RE: What are your thoughts on Richard Dawkins?
March 29, 2017 at 9:00 am
(This post was last modified: March 29, 2017 at 9:03 am by Thumpalumpacus.)
(March 29, 2017 at 8:46 am)Alasdair Ham Wrote:(March 28, 2017 at 11:01 pm)Thumpalumpacus Wrote: ... and that still doesn't doesn't make it pseudoscientific, because it doesn't pretend to be definitive across all people.
It can't be definitive across ANY people because mindfulness is first person and science is third person. Mindfulness is subjective and science is objective. Science is phenomenological and requires observers to collect data from the world they experience... but it can't collect data of experience itself.
So how, exactly, is it pseudoscientific? It makes no pretense at being scientific. It is a method for individuals to address their own emotions, not a means of interrogating nature.
(March 29, 2017 at 8:46 am)Alasdair Ham Wrote:(March 28, 2017 at 11:01 pm)Thumpalumpacus Wrote: ... and that's the thing: we do have control over how we observe and accept things. Simply because you cannot do that doesn't mean it cannot be done. "We" is not encompassing; you cannot speak for those of us who use mindfulness to find balance.
But we don't have control over how we observe and accept things because we don't have control over out brain or motivation.
... says you. You really need to stop using that word "we". It's arrogant. You cannot speak to anyone else's subjective experiences. I certainly can control how I accept things. I sometimes fail my own ideals for this or that reason, but the changes that have occurred inside me as a result of being able to separate myself from my immediate emotional impulses have prompted many people to comment ... people who have known me all my life like my mother, or who like my ex- spent years putting up with my old self, thoughtless and mindless. It's not a perfect path and I do still fall back into old patterns of behavior, but the only thing you're doing here is answering my question ("why is it pseudoscientific") with unsupported assertions about the subjective experiences of people you don't know.
I can steer -- not control -- my feelings by understanding that my own observations aren't the only ones which matter, and by understanding the difference between things I can change and things I cannot change. I can control my motivation by assigning priorities to those things I determine are important, and ignoring those which aren't. In so doing, I can exert some control over my thought processes, which obviously includes emotionalism.

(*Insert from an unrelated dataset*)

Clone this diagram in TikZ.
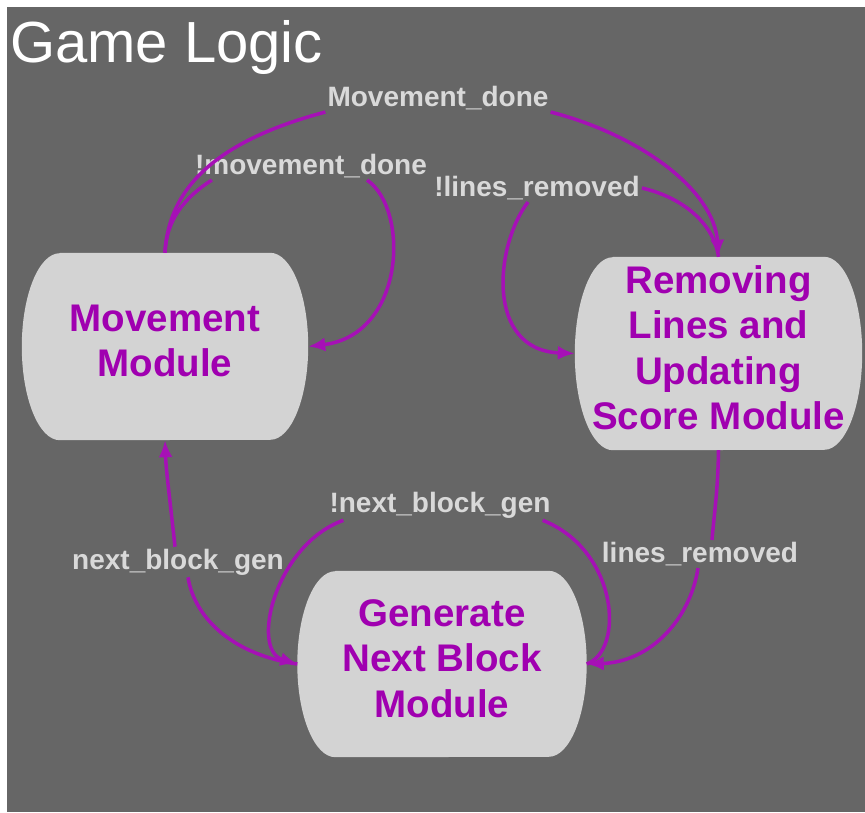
\documentclass[tikz,border=0pt]{standalone}
\usepackage{fontspec}
\setmainfont{Liberation Sans}
\usetikzlibrary{calc, arrows.meta, backgrounds}

\definecolor{bggray}{RGB}{102,102,102}
\definecolor{boxgray}{RGB}{211,211,211}
\definecolor{modpurple}{RGB}{160,0,176}
\definecolor{edgepurple}{RGB}{166,16,182}
\definecolor{condgray}{RGB}{217,217,217}

\tikzset{
    module/.style={rectangle, inner sep=0pt, align=center, text=modpurple,
        font=\fontsize{38.5}{45.5}\selectfont\bfseries},
    cond/.style={inner sep=2pt, text=condgray,
        font=\fontsize{28}{30}\selectfont\bfseries},
    trans/.style={draw=edgepurple, line width=3.5pt},
    transarrow/.style={trans, -{Latex[length=17pt, width=14pt]}},
}

\begin{document}
\begin{tikzpicture}[x=1pt, y=-1pt]
    \def\rx{38pt}
    \useasboundingbox (0,0) rectangle (865,812);

    \node[font=\fontsize{58}{62}\selectfont, text=white, inner sep=0pt, anchor=base west] (title) at (10,62) {Game Logic};

    % modules
    \node[module, minimum width=286pt, minimum height=187pt] (mov) at (165,346.5) {Movement\\Module\\[-34pt]};
    \node[module, minimum width=287pt, minimum height=193pt] (rem) at (718.5,353.5) {Removing\\Lines and\\Updating\\Score Module\\[-34pt]};
    \node[module, minimum width=289pt, minimum height=186pt] (gen) at (442,664) {Generate\\Next Block\\Module\\[-34pt]};

    \begin{scope}[on background layer]
        \fill[white] (0,0) rectangle (865,812);
        \fill[bggray] (7,7) rectangle (865,812);
        \foreach \m/\h in {mov/93.5, rem/96.5, gen/93}
            \fill[boxgray] ([xshift=\rx]\m.north west) -- ([xshift=-\rx]\m.north east)
                arc[start angle=90, end angle=-90, x radius=\rx, y radius=\h pt]
                -- ([xshift=\rx]\m.south west)
                arc[start angle=270, end angle=90, x radius=\rx, y radius=\h pt] -- cycle;
    \end{scope}

    % conditions
    \node[cond] (mvd) at (438,98) {Movement\_done};
    \node[cond] (nmd) at (311,166) {!movement\_done};
    \node[cond] (nlr) at (537,188) {!lines\_removed};
    \node[cond] (lrm) at (700,554) {lines\_removed};
    \node[cond] (nng) at (440,505) {!next\_block\_gen};
    \node[cond] (ngl) at (178,562) {next\_block\_gen};

    % Movement_done
    \draw[trans] (mov.north) .. controls (168,200) and (200,145) .. (mvd.south west);
    \draw[transarrow] (mvd.south east) .. controls (640,135) and (714,190) .. (rem.north);

    % !movement_done
    \draw[trans] (mov.north) .. controls (166,220) and (185,197) .. ([xshift=19pt]nmd.south west);
    \draw[transarrow] ([xshift=-62pt]nmd.south east) .. controls (410,210) and (405,335) .. (mov.east);

    % !lines_removed
    \draw[trans] (rem.north) .. controls (714,225) and (685,198) .. (nlr.east);
    \draw[transarrow] ([xshift=-9pt]nlr.south) .. controls (495,245) and (485,350) .. (rem.west);

    % lines_removed
    \draw[trans] (rem.south) .. controls (718,490) and (714,515) .. ([xshift=12pt]lrm.north);
    \draw[transarrow] ([xshift=-2pt]lrm.south) .. controls (690,620) and (650,662) .. (gen.east);

    % !next_block_gen
    \draw[trans] (gen.east) .. controls (625,650) and (618,550) .. ([xshift=-10pt]nng.south east);
    \draw[transarrow] ([xshift=16pt]nng.south west) .. controls (275,545) and (250,650) .. (gen.west);

    % next_block_gen
    \draw[trans] (gen.west) .. controls (235,655) and (195,620) .. ([xshift=10pt]ngl.south);
    \draw[transarrow] ([xshift=-3pt]ngl.north) .. controls (170,500) and (166,470) .. (mov.south);
\end{tikzpicture}
\end{document}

I understand that you have issues which I don't have to deal with, and no doubt they impact the way you approach things like emotions. I feel for you, I really do, because I know that when I'm caught in the whirlpool of emotions I generally display my worst and not my better sides. But I reckon that for that reason alone, you can only speak for yourself and your own subjective experience, rendering your statements above overbroad.